Arguments passed to ... are passed on to dplyr::mutate. These are weighting mutates, so they are accessible to stats::glm for modeling but are not included in clean_data output.

5.3.3 Custom weighting schemes

clusteR is highly extensible, including providing a framework to create complex, custom weighting schemes and apply those weights to cleaned data. If you develop a custom weighting function, you must source it (or otherwise attach it) before passing it to .wt in clean_data. Your custom weighting function must return a function with exactly one argument (x), the dataframe of raw data, that itself returns a dataframe with at least two columns: ID, a column of participant IDs, and at least one numeric column of weights to be included with clean_data output. clean_data will join weights according to ID.

5.4 export_data

You may wish to export your (raw or cleaned) survey responses to a file. You can use export_data to create a CSV from archived survey data.
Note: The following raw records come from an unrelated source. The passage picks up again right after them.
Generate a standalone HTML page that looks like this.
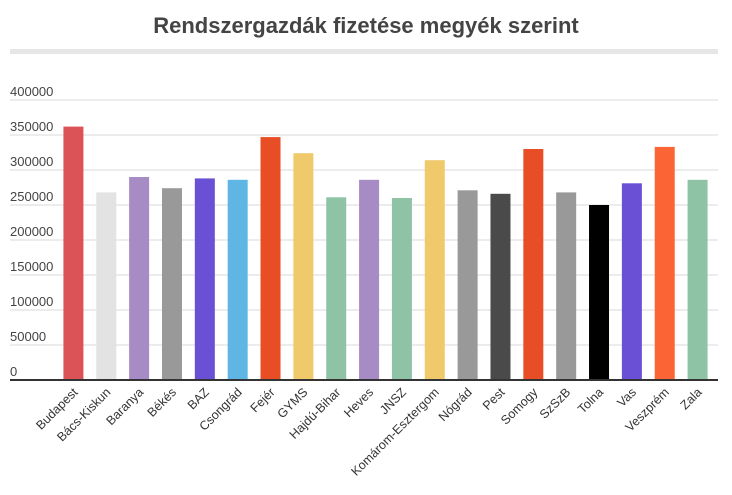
<!DOCTYPE html>
<html><head><meta charset="utf-8"><style>
body{margin:0;background:#fff;font-family:"Liberation Sans",sans-serif;}
svg text{font-family:"Liberation Sans",sans-serif;}
</style></head><body>
<svg width="732" height="490">
<text x="366" y="33" text-anchor="middle" font-size="22" font-weight="bold" fill="#444">Rendszergazdák fizetése megyék szerint</text>
<rect x="10" y="49" width="708" height="5" fill="#e6e6e6"/>
<g id="grid"></g><g id="bars"></g><g id="xl"></g>
<rect x="10" y="379" width="708" height="2" fill="#333"/>
</svg>
<script>
const categories=["Budapest","Bács-Kiskun","Baranya","Békés","BAZ","Csongrád","Fejér","GYMS","Hajdú-Bihar","Heves","JNSZ","Komárom-Esztergom","Nógrád","Pest","Somogy","SzSzB","Tolna","Vas","Veszprém","Zala"];
const values=[362000,268000,290000,274000,288000,286000,347000,324000,261000,286000,260000,314000,271000,266000,330000,268000,250000,281000,333000,286000];
const colors=["#db5357","#e3e3e3","#a78bc4","#999999","#6a50d5","#5fb6e5","#e84e25","#efc96a","#8fc3a6","#a78bc4","#8fc3a6","#efc96a","#999999","#4a4a4a","#e84e25","#999999","#000000","#6a50d5","#fb6535","#8fc3a6"];
const ticks=[0,50000,100000,150000,200000,250000,300000,350000,400000];
const NS="http://www.w3.org/2000/svg";
const y=v=>380-v/400000*280;
const x0=57,band=32.85;
const cx=i=>x0+band*i+band/2;
const grid=document.getElementById('grid');
ticks.forEach(t=>{
 if(t>0){const l=document.createElementNS(NS,'line');
 l.setAttribute('x1',10);l.setAttribute('x2',718);l.setAttribute('y1',y(t));l.setAttribute('y2',y(t));
 l.setAttribute('stroke','#d9d9d9');
 
 
 grid.appendChild(l);}
 const tx=document.createElementNS(NS,'text');
 tx.setAttribute('x',10);tx.setAttribute('y',y(t)-4);tx.setAttribute('font-size','13');tx.setAttribute('fill','#444');
 tx.textContent=t;
 
 
 grid.appendChild(tx);
});
const bars=document.getElementById('bars'),xl=document.getElementById('xl');
categories.forEach((c,i)=>{
 const r=document.createElementNS(NS,'rect');
 r.setAttribute('x',cx(i)-10);r.setAttribute('width',20);r.setAttribute('y',y(values[i]));r.setAttribute('height',380-y(values[i]));
 r.setAttribute('fill',colors[i]);
 
 
 bars.appendChild(r);
 const t=document.createElementNS(NS,'text');
 t.setAttribute('transform','translate('+(cx(i)+5)+',393) rotate(-45)');
 t.setAttribute('text-anchor','end');t.setAttribute('font-size','12.5');t.setAttribute('fill','#333');
 t.textContent=c;
 
 
 xl.appendChild(t);
});
</script>
</body></html>
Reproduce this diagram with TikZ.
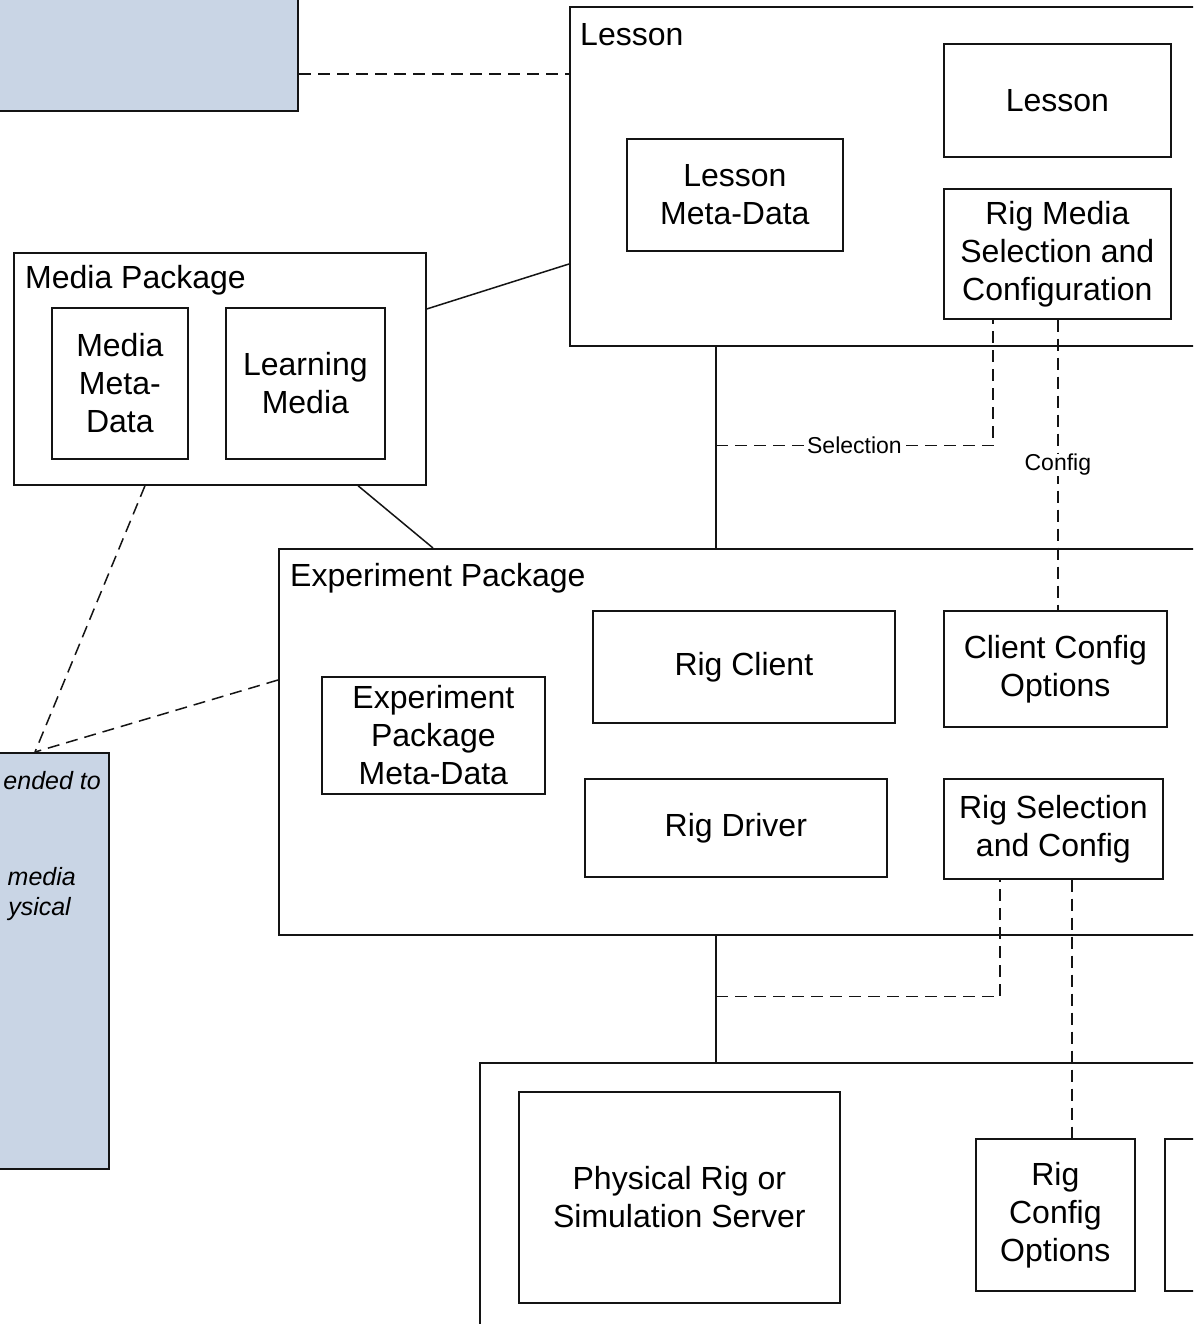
\documentclass[tikz,border=0pt]{standalone}
\usepackage{fontspec}
\setmainfont{Liberation Sans}
\usetikzlibrary{calc}
\definecolor{notefill}{HTML}{C9D5E5}
\definecolor{linecol}{HTML}{141414}
\begin{document}
\begin{tikzpicture}[x=1pt,y=-1pt,
  frame/.style={draw=linecol, line width=1.7pt, inner sep=0pt, anchor=north west},
  box/.style={draw=linecol, line width=1.7pt, inner sep=0pt, anchor=north west, align=center,
    font=\fontsize{32}{38}\selectfont},
  note/.style={draw=linecol, line width=1.7pt, fill=notefill, inner sep=0pt},
  title/.style={anchor=west, inner sep=0pt, font=\fontsize{32}{38}\selectfont},
  conn/.style={draw=linecol, line width=1.5pt},
  dconn/.style={draw=linecol, line width=1.5pt, dash pattern=on 12pt off 7pt},
  lbl/.style={fill=white, inner sep=0.5pt, font=\fontsize{23}{27}\selectfont},
  ntext/.style={anchor=east, inner sep=0pt, font=\fontsize{25}{32}\selectfont\itshape}
]
\useasboundingbox (0,0) rectangle (1193,1324);
\clip (0,0) rectangle (1193,1324);
\fill[white] (0,0) rectangle (1193,1324);

% outer frames
\node[frame, minimum width=700pt, minimum height=339pt] (lessonpkg) at (569,6) {};
\node[frame, minimum width=412pt, minimum height=232pt] (mediapkg) at (13,252) {};
\node[frame, minimum width=1000pt, minimum height=386pt] (exppkg) at (278,548) {};
\node[frame, minimum width=800pt, minimum height=400pt] (rigpkg) at (479,1062) {};

% notes
\node[note, anchor=south east, minimum width=400pt, minimum height=200pt] (note1) at (299,112) {};
\node[note, anchor=north east, minimum width=300pt, minimum height=416pt] (note2) at (110,752) {};
\node[ntext] (nt1) at (101,781) {ended to};
\node[ntext] (nt2) at (76,877) {media};
\node[ntext] (nt3) at (71,909) {ysical};

% titles
\node[title] (tlesson) at (580,35) {Lesson};
\node[title] (tmedia) at (25,280) {Media Package};
\node[title] (texp) at (290,578) {Experiment Package};

% inner boxes
\node[box, minimum width=227pt, minimum height=113pt] (lessonin) at (943,43) {Lesson};
\node[box, minimum width=216pt, minimum height=112pt] (lessonmeta) at (626,138) {Lesson\\Meta-Data};
\node[box, minimum width=227pt, minimum height=130pt] (rigmedia) at (943,188) {Rig Media\\Selection and\\Configuration};
\node[box, minimum width=136pt, minimum height=151pt] (mediameta) at (51,307) {Media\\Meta-\\Data};
\node[box, minimum width=159pt, minimum height=151pt] (learnmedia) at (225,307) {Learning\\Media};
\node[box, minimum width=302pt, minimum height=112pt] (rigclient) at (592,610) {Rig Client};
\node[box, minimum width=223pt, minimum height=116pt] (clientcfg) at (943,610) {Client Config\\Options};
\node[box, minimum width=223pt, minimum height=117pt] (exmeta) at (321,676) {Experiment\\Package\\Meta-Data};
\node[box, minimum width=302pt, minimum height=98pt] (rigdriver) at (584,778) {Rig Driver};
\node[box, minimum width=219pt, minimum height=100pt] (rigsel) at (943,778) {Rig Selection\\and Config};
\node[box, minimum width=321pt, minimum height=211pt] (physrig) at (518,1091) {Physical Rig or\\Simulation Server};
\node[box, minimum width=159pt, minimum height=152pt] (rigcfg) at (975,1138) {Rig\\Config\\Options};
\node[box, minimum width=100pt, minimum height=152pt] (extra) at (1164,1138) {};

% connectors
\draw[dconn] ($(note1.south east)+(0,-38)$) -- ($(lessonpkg.north west)+(0,68)$);
\draw[conn] ($(mediapkg.north east)+(0,57)$) -- ($(lessonpkg.north west)+(0,258)$);
\draw[conn] ($(mediapkg.south west)+(345,0)$) -- ($(exppkg.north west)+(155,0)$);
\coordinate (j1) at ($(lessonpkg.south west)+(147,0)$);
\draw[conn] (j1) -- (j1 |- exppkg.north);
\coordinate (s0) at ($(j1)+(0,99)$);
\coordinate (s1) at ($(rigmedia.south)+(-64.5,0)$);
\draw[dconn] (s0) -| node[lbl, pos=0.25] {Selection} (s1);
\coordinate (c0) at ($(rigmedia.south)+(0.5,0)$);
\draw[dconn] (c0) -- node[lbl] {Config} (c0 |- clientcfg.north);
\coordinate (n2) at ($(note2.north east)+(-75,0)$);
\draw[dconn] ($(mediapkg.south west)+(132,0)$) -- (n2);
\draw[dconn] ($(exppkg.north west)+(0,132)$) -- (n2);
\coordinate (j2) at ($(exppkg.south west)+(438,0)$);
\draw[conn] (j2) -- (j2 |- rigpkg.north);
\coordinate (r0) at ($(j2)+(0,61)$);
\coordinate (r1) at ($(rigsel.south west)+(57,0)$);
\draw[dconn] (r0) -| (r1);
\coordinate (r2) at ($(rigsel.south west)+(129,0)$);
\draw[dconn] (r2) -- (r2 |- rigcfg.north);
\end{tikzpicture}
\end{document}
Arguments passed to ... are passed on to dplyr::select. Unlike dplyr::select, leaving ... blank will include all columns, not no columns. Otherwise, however, default dplyr::select behavior applies; if, for instance, you wish to rename Q1 to Q01, running:

export_data("Q01" = Q1)

will export only Q01. Instead, you may need to run:

export_data(everything(), "Q01" = Q1)

.name allows you to specify the export file name. The file will be saved in the Survey Data folder.

.dat allows you to specify a data archive to export. By default, export_data uses the most recently cleaned data (preferred) or the most recently downloaded data (backup).

.deid deidentifies the data export, removing Address and all columns in the cohort file other than ID. If you need finer control of column inclusion, pass these requirements to ... rather than enabling .deid.